We Did It Anyway
None of us know what we’re in. Its a mystery.
We wake up under a sky older than our language, held together by laws we didn’t write, inside bodies governed by systems that operate with or without our understanding. And yet, we write symphonies. We finger-paint with toddlers. We fall in love with people who will one day die. We build things meant to last in a world that is designed to pass away.
We are absurd in the most exquisite way and we are magnificent for it.
The truth is, the architecture of this reality is well beyond the grasp of our cognition. We explore time, gravity, and consciousness, and barely skim the surface. And yet we assign meaning to glances. We weep at the turning of leaves. We give names to stars that don’t know we exist and kiss each other like the universe depends on it.
Maybe it does.
Because what if that’s the point? Not to master the mystery, but to live inside it with enough tenderness to make it feel seen?

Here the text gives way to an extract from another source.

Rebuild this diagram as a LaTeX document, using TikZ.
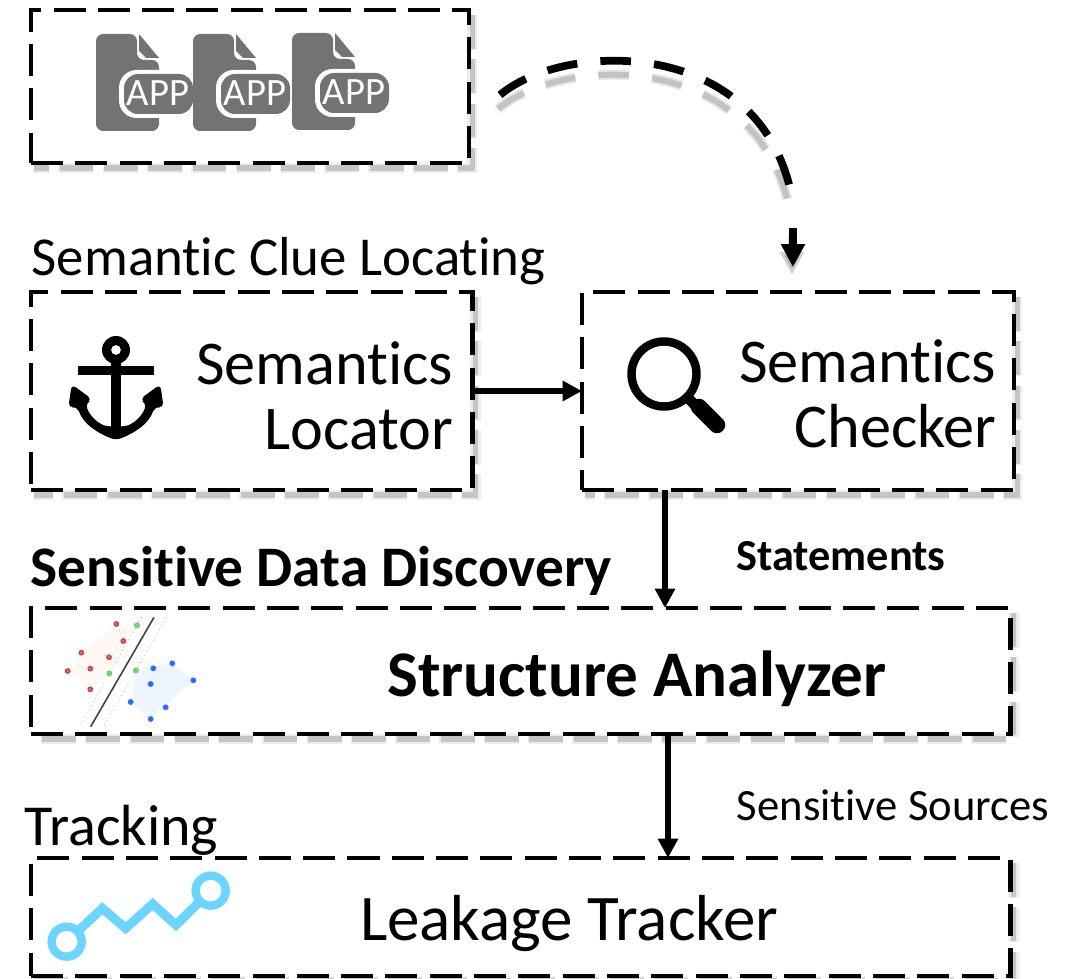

We plant gardens knowing winter will come. We tell bedtime stories as if words can protect our children from the wildness of it all. We keep teaching, painting, creating, and reaching with hands that shake and hearts that ache because something in us knows this matters, even if we can’t prove why.
Maybe the canvas was never ours to finish. Maybe our brushstrokes are part of a mural so vast, so incredible, that our minds would split trying to comprehend it. So instead, we hold each other. We share meals. We write things down in the hope that someone, somewhere, will understand just enough to feel less alone.
And that, the impulse to make beauty anyway and to love anyway, is how the divine moves through the fog. We are, all of us, little lighthouses blinking into the void, unsure who’s watching, but signaling just the same. What intelligence. What courage. What radiant, irrational grace. We are poems that don’t know they are poems, singing into the abyss and hoping the echo sounds like home.
Maybe we don’t need to understand it. Maybe we were never meant to. Maybe it is enough to be here briefly and brightly loving as deeply as we can in a world that was always meant to break our hearts open.
And if that’s all we ever do? If all we leave behind are a few trembling notes in a song too vast to finish? Then we did it. We fulfilled the assignment. We lived as art. We loved as God. We were here. And we did it anyway.